On a peut-être mal interprété au niveau identitaire la solidarité naturelle entre le Québec et les minorités canadiennes-françaises. Jadis, les Québécois francophones se disaient Canadiens et voyaient les « autres » comme des Anglais. Ils avaient vécu au Canada, au Bas-Canada, au Canada-Est jusqu’en 1867. Sauf pour les années suivant l'Acte de Québec en 1774, le Québec comme symbole étatique est apparu avec la Confédération. Et les tentatives des élites des milieux canadiens-français hors-Québec[6] et de politiciens québécois en vue, comme Henri Bourassa et d’autres, de redéfinir l’identité territoriale à l’ensemble du Canada auront en définitive échoué. Les gouvernements successifs à Québec, reflétant sans doute l’humeur populaire, ont continué, de Mercier à Duplessis et après, à défendre une version du fédéralisme axée sur l’autonomie provinciale – lire ici l’autonomie du Québec à majorité francophone.

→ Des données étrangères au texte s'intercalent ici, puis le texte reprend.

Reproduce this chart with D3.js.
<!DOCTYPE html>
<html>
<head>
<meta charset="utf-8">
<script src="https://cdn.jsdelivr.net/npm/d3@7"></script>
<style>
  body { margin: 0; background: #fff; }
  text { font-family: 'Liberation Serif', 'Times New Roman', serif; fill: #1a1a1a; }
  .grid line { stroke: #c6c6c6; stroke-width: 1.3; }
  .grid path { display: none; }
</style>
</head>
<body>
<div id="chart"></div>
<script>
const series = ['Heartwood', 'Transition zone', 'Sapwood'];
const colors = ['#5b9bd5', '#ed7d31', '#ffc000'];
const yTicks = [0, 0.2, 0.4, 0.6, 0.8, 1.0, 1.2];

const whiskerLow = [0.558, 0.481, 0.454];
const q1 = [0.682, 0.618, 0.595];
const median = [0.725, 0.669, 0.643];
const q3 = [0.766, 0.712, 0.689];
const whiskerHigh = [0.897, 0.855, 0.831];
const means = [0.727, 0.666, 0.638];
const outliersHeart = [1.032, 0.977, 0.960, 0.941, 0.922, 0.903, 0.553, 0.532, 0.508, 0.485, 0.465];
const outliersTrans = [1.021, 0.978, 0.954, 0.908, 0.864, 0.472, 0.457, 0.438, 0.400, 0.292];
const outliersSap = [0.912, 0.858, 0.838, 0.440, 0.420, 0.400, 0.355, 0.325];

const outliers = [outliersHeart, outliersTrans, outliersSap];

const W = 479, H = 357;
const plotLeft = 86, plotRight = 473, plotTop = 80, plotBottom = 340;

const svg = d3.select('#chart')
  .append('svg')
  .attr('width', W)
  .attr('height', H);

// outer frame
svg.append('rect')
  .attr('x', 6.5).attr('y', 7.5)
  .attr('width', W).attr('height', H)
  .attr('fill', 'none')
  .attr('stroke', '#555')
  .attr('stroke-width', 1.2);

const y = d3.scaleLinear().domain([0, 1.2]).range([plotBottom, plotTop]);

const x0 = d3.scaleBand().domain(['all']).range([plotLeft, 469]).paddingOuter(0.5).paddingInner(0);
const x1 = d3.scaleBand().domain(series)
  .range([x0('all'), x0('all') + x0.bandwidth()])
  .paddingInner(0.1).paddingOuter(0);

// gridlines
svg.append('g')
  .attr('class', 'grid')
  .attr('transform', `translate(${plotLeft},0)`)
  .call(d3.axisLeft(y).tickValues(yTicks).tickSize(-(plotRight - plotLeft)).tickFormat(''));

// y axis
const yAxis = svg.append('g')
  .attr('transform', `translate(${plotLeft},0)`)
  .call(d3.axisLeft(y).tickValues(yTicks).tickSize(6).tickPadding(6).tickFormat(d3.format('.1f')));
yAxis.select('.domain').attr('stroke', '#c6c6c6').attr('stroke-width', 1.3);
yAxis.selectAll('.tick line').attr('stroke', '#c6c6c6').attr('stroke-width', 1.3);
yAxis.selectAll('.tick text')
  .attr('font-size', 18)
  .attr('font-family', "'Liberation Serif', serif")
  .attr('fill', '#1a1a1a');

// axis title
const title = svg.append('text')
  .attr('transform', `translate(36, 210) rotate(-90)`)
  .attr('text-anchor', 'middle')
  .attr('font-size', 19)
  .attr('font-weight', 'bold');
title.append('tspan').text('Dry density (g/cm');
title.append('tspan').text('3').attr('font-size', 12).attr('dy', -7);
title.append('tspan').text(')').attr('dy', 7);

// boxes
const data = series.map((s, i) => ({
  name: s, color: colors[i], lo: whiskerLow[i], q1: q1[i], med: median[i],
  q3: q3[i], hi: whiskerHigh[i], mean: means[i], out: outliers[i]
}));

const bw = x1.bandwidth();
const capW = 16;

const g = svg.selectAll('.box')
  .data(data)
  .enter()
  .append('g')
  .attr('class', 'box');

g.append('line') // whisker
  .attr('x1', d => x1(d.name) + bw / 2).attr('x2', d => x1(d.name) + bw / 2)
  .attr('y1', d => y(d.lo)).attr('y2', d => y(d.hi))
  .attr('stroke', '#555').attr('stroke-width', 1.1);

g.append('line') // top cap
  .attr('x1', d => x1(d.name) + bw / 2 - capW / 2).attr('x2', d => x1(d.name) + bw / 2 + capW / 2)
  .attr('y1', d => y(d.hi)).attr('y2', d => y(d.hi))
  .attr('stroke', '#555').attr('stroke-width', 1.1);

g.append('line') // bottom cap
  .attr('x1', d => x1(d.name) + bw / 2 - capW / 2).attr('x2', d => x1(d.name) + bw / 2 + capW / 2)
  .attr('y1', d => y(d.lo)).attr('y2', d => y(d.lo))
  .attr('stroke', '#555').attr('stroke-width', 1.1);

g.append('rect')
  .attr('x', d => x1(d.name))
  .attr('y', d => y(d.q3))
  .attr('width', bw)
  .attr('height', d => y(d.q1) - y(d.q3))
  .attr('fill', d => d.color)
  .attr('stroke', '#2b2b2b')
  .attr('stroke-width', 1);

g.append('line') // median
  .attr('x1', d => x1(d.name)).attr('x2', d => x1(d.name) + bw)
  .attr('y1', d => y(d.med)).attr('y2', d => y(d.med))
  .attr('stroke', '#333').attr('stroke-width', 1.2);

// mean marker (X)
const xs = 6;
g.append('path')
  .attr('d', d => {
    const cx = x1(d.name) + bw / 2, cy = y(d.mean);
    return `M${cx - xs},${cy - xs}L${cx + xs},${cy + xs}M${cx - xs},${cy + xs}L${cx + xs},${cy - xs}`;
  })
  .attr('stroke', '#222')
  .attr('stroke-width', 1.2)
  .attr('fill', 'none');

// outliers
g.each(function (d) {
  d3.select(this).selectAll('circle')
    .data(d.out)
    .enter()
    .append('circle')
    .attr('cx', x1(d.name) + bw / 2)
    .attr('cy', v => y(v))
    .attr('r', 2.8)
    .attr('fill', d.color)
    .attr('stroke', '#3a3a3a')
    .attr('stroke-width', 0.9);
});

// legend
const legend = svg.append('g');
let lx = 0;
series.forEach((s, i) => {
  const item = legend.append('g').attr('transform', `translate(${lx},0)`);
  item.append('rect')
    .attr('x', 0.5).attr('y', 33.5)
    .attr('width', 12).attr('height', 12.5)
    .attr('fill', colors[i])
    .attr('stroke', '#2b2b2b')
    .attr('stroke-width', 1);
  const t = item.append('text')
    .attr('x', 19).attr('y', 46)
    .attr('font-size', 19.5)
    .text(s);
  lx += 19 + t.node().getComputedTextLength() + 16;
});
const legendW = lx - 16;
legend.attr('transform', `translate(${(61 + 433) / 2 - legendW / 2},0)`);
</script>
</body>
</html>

Ainsi, avec l’arrivée de la Révolution tranquille des années 1960 et la montée d’un nouveau nationalisme souverainiste, la rupture consommée avec fracas en 1967 aux États généraux du Canada français, entre les délégués hors Québec et ceux du Québec, aura été davantage une rupture de solidarité que d’identité. D’ailleurs, Marcel Gingras[7], participant au colloque Les États généraux du Canada, trente ans après, en 1997, rappela les propos de son collègue de L’Évangéline, Bernard Poirier, qui s’était plaint qu’« un nombre imposant de délégués du Québec (aux États généraux) conçoivent (…) la nation canadienne-française comme étant ‘le Québec’ ». J’y étais comme délégué franco-ontarien et j’ai constaté le même phénomène.

Si l’on postule une continuité d’identité, ponctuée d’un changement d’appellation, chez les Québécois, il s’ensuit que la véritable crise identitaire s’est davantage produite au sein des minorités franco-canadiennes elles-mêmes, qui ont dû par la force des choses entreprendre une redéfinition en fonction d’une identité réduite (franco-ontarienne, p. ex.), ou parfois plus générale (francophone – et même bilingue – dans un contexte canadien ou, occasionnellement, internationale dans le contexte d’une francophonie mondiale).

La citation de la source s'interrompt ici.